**GOAL**
Retype the whole listing verbatim and keep the pictures out of it.

────

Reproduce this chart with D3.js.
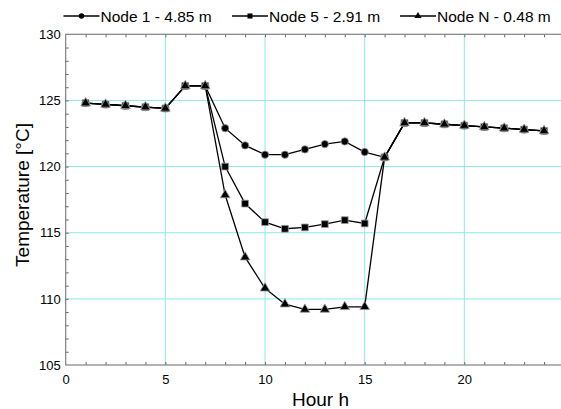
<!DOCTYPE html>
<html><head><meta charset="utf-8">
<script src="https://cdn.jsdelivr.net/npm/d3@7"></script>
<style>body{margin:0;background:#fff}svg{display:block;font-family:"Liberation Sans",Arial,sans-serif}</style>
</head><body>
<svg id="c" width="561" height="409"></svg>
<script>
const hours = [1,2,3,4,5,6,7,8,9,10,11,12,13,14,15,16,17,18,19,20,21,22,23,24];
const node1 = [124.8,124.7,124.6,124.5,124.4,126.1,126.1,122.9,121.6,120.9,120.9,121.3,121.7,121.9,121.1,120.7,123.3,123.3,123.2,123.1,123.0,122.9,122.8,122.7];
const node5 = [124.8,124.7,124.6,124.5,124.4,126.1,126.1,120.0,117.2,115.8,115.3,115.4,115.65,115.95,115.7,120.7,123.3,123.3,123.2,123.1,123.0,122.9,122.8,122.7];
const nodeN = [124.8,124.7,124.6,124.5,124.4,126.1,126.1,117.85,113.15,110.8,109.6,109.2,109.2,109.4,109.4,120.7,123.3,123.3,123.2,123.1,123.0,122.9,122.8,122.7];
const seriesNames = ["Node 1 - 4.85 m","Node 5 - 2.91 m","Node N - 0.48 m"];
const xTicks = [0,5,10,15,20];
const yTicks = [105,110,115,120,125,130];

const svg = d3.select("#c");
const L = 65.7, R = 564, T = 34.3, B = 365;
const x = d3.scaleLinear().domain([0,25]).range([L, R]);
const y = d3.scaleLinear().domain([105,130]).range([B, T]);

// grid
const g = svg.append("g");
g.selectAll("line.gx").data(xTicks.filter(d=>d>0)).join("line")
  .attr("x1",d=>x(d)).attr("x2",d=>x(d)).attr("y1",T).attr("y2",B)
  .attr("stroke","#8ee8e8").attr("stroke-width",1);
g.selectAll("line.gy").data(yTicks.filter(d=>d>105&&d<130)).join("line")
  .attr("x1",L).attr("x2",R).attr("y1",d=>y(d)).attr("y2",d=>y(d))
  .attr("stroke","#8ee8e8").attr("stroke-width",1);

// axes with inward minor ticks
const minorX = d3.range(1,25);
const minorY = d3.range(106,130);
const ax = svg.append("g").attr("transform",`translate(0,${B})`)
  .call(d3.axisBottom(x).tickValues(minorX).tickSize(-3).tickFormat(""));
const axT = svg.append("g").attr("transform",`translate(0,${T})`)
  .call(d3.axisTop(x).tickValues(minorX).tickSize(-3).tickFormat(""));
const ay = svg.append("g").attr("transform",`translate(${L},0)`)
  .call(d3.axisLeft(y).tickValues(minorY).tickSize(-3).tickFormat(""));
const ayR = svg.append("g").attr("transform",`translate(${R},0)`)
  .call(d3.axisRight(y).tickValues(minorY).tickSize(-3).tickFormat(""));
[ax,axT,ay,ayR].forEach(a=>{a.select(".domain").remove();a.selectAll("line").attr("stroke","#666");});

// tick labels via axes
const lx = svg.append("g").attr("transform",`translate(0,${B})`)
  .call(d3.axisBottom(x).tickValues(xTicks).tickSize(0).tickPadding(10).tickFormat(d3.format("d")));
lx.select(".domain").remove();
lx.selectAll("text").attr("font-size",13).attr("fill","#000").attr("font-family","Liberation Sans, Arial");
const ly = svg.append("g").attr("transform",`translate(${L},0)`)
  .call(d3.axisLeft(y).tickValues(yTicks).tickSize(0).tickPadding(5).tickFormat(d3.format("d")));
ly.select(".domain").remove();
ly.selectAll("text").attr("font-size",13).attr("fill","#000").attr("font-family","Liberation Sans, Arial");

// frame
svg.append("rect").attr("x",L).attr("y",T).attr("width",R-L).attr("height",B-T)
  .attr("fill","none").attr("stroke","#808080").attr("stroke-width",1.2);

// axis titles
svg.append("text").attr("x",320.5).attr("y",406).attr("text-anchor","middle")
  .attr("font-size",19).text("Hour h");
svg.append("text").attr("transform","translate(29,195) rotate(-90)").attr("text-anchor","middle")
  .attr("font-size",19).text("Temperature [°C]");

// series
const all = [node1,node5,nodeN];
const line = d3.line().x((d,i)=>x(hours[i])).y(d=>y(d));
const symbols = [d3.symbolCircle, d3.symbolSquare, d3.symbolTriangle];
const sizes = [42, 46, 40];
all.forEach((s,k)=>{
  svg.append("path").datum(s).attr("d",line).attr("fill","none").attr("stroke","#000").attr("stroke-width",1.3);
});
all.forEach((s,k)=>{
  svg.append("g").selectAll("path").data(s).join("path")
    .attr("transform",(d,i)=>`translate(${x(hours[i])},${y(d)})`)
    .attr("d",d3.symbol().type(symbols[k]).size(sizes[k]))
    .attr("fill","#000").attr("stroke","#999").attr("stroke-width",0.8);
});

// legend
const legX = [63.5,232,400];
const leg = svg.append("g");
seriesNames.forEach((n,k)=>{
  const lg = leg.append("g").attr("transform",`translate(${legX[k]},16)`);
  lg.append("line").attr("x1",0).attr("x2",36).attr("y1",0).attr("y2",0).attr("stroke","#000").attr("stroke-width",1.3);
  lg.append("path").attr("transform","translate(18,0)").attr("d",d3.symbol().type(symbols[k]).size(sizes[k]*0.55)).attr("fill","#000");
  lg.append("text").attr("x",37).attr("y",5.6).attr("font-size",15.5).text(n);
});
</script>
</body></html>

────

**COMPLETED TASK**
Reproduce this chart with D3.js.
<!DOCTYPE html>
<html><head><meta charset="utf-8">
<script src="https://cdn.jsdelivr.net/npm/d3@7"></script>
<style>body{margin:0;background:#fff}svg{display:block;font-family:"Liberation Sans",Arial,sans-serif}</style>
</head><body>
<svg id="c" width="561" height="409"></svg>
<script>
const hours = [1,2,3,4,5,6,7,8,9,10,11,12,13,14,15,16,17,18,19,20,21,22,23,24];
const node1 = [124.8,124.7,124.6,124.5,124.4,126.1,126.1,122.9,121.6,120.9,120.9,121.3,121.7,121.9,121.1,120.7,123.3,123.3,123.2,123.1,123.0,122.9,122.8,122.7];
const node5 = [124.8,124.7,124.6,124.5,124.4,126.1,126.1,120.0,117.2,115.8,115.3,115.4,115.65,115.95,115.7,120.7,123.3,123.3,123.2,123.1,123.0,122.9,122.8,122.7];
const nodeN = [124.8,124.7,124.6,124.5,124.4,126.1,126.1,117.85,113.15,110.8,109.6,109.2,109.2,109.4,109.4,120.7,123.3,123.3,123.2,123.1,123.0,122.9,122.8,122.7];
const seriesNames = ["Node 1 - 4.85 m","Node 5 - 2.91 m","Node N - 0.48 m"];
const xTicks = [0,5,10,15,20];
const yTicks = [105,110,115,120,125,130];

const svg = d3.select("#c");
const L = 65.7, R = 564, T = 34.3, B = 365;
const x = d3.scaleLinear().domain([0,25]).range([L, R]);
const y = d3.scaleLinear().domain([105,130]).range([B, T]);

// grid
const g = svg.append("g");
g.selectAll("line.gx").data(xTicks.filter(d=>d>0)).join("line")
  .attr("x1",d=>x(d)).attr("x2",d=>x(d)).attr("y1",T).attr("y2",B)
  .attr("stroke","#8ee8e8").attr("stroke-width",1);
g.selectAll("line.gy").data(yTicks.filter(d=>d>105&&d<130)).join("line")
  .attr("x1",L).attr("x2",R).attr("y1",d=>y(d)).attr("y2",d=>y(d))
  .attr("stroke","#8ee8e8").attr("stroke-width",1);

// axes with inward minor ticks
const minorX = d3.range(1,25);
const minorY = d3.range(106,130);
const ax = svg.append("g").attr("transform",`translate(0,${B})`)
  .call(d3.axisBottom(x).tickValues(minorX).tickSize(-3).tickFormat(""));
const axT = svg.append("g").attr("transform",`translate(0,${T})`)
  .call(d3.axisTop(x).tickValues(minorX).tickSize(-3).tickFormat(""));
const ay = svg.append("g").attr("transform",`translate(${L},0)`)
  .call(d3.axisLeft(y).tickValues(minorY).tickSize(-3).tickFormat(""));
const ayR = svg.append("g").attr("transform",`translate(${R},0)`)
  .call(d3.axisRight(y).tickValues(minorY).tickSize(-3).tickFormat(""));
[ax,axT,ay,ayR].forEach(a=>{a.select(".domain").remove();a.selectAll("line").attr("stroke","#666");});

// tick labels via axes
const lx = svg.append("g").attr("transform",`translate(0,${B})`)
  .call(d3.axisBottom(x).tickValues(xTicks).tickSize(0).tickPadding(10).tickFormat(d3.format("d")));
lx.select(".domain").remove();
lx.selectAll("text").attr("font-size",13).attr("fill","#000").attr("font-family","Liberation Sans, Arial");
const ly = svg.append("g").attr("transform",`translate(${L},0)`)
  .call(d3.axisLeft(y).tickValues(yTicks).tickSize(0).tickPadding(5).tickFormat(d3.format("d")));
ly.select(".domain").remove();
ly.selectAll("text").attr("font-size",13).attr("fill","#000").attr("font-family","Liberation Sans, Arial");

// frame
svg.append("rect").attr("x",L).attr("y",T).attr("width",R-L).attr("height",B-T)
  .attr("fill","none").attr("stroke","#808080").attr("stroke-width",1.2);

// axis titles
svg.append("text").attr("x",320.5).attr("y",406).attr("text-anchor","middle")
  .attr("font-size",19).text("Hour h");
svg.append("text").attr("transform","translate(29,195) rotate(-90)").attr("text-anchor","middle")
  .attr("font-size",19).text("Temperature [°C]");

// series
const all = [node1,node5,nodeN];
const line = d3.line().x((d,i)=>x(hours[i])).y(d=>y(d));
const symbols = [d3.symbolCircle, d3.symbolSquare, d3.symbolTriangle];
const sizes = [42, 46, 40];
all.forEach((s,k)=>{
  svg.append("path").datum(s).attr("d",line).attr("fill","none").attr("stroke","#000").attr("stroke-width",1.3);
});
all.forEach((s,k)=>{
  svg.append("g").selectAll("path").data(s).join("path")
    .attr("transform",(d,i)=>`translate(${x(hours[i])},${y(d)})`)
    .attr("d",d3.symbol().type(symbols[k]).size(sizes[k]))
    .attr("fill","#000").attr("stroke","#999").attr("stroke-width",0.8);
});

// legend
const legX = [63.5,232,400];
const leg = svg.append("g");
seriesNames.forEach((n,k)=>{
  const lg = leg.append("g").attr("transform",`translate(${legX[k]},16)`);
  lg.append("line").attr("x1",0).attr("x2",36).attr("y1",0).attr("y2",0).attr("stroke","#000").attr("stroke-width",1.3);
  lg.append("path").attr("transform","translate(18,0)").attr("d",d3.symbol().type(symbols[k]).size(sizes[k]*0.55)).attr("fill","#000");
  lg.append("text").attr("x",37).attr("y",5.6).attr("font-size",15.5).text(n);
});
</script>
</body></html>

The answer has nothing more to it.